01.08.2019
Forscher vermuten schon länger, dass Medikamente, die die Säurezusammensetzung im Magen beeinflussen, unerwünschte Effekte auf das Immunsystem haben. Eine neue Studie der Medizinischen Universität Wien untermauert nun diesen Verdacht. Erhielten Patienten einen ärztlich verordneten Magenschutz wie Protonenpumpenhemmer (PPI), einen H2-Blocker, Sucralfat oder Prostaglandin E2, war ihr Risiko, in den Folgejahren auch ein antiallergisches Mittel zu bekommen, im Schnitt doppelt so hoch wie bei Patienten, die andere Medikamente wie Blutdruck- oder Lipidsenker verordnet bekamen. Dabei reichte schon die Verordnung von sechs Tagesdosen Säureblocker pro Jahr, um das Risiko zu erhöhen. Je mehr Säureblocker-Dosen verordnet wurden, desto häufiger folgte auch eine Antihistaminika-Verschreibung, berichten die Forscher aktuell in „Nature Communications“.
Frauen hatten ein höheres Risiko als Männer, und auch das Alter spielte eine große Rolle: So war die Rate bei den Unter-20-Jährigen um 47 Prozent erhöht, bei den Über-60-Jährigen sogar um 520 Prozent. Senioren mussten nach einer Säureschutz-Verordnung mehr als fünfmal so häufig ein antiallergisches Medikament nehmen als normal zu erwarten war. Die Verordnungsdaten zeigen jedoch nicht, gegen welche Art von Allergie die Antihistaminika oder spezifische Immuntherapien verordnet wurden.

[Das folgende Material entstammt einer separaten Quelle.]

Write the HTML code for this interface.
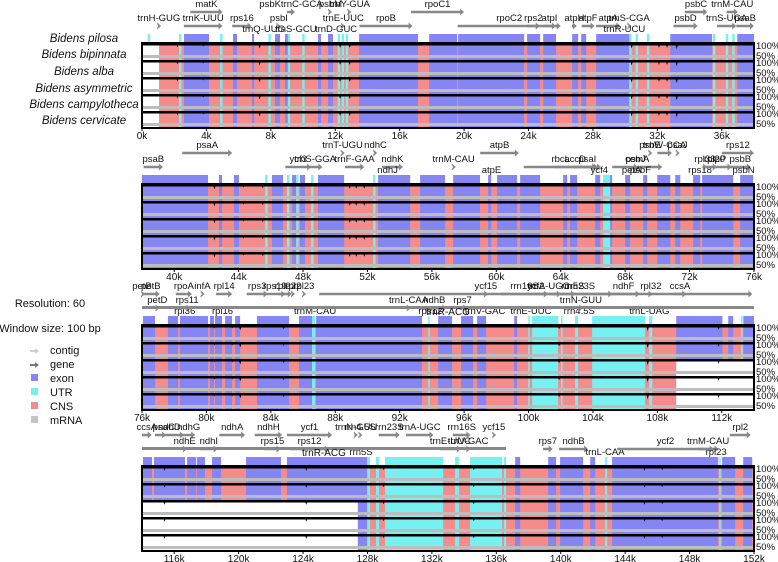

Für die Studie analysierten Forscher um Professor Dr. Erika Jensen-Jarolim die Verschreibungsdaten von mehr als acht Millionen Österreichern zwischen 2009 und 2013. Das entspricht in etwa 97 Prozent der Bevölkerung. Die Studie zeige zwar keinen kausalen Zusammenhang, dennoch seien die Erkenntnisse ein weiterer Hinweis, Säureblocker wie PPI nicht unkritisch über einen längeren Zeitraum einzunehmen. Das meint auch Jensen-Jarolim: „Die sogenannten ‚Magenschoner‘ sollte man nicht länger als nötig einsetzen. Sie verhindern die Proteinverdauung, verändern das Mikrobiom im Magen-Darm-Trakt und erhöhen das Risiko für allergische Reaktionen. Sobald sie ihre medizinisch verordnete Aufgabe erfüllt haben, sollte man sie rasch wieder absetzen.“ Allein 2013 erhielten in Österreich mehr als 1,5 Millionen Menschen ein PPI auf Rezept. Das sind 17,4 Prozent der Gesamtbevölkerung.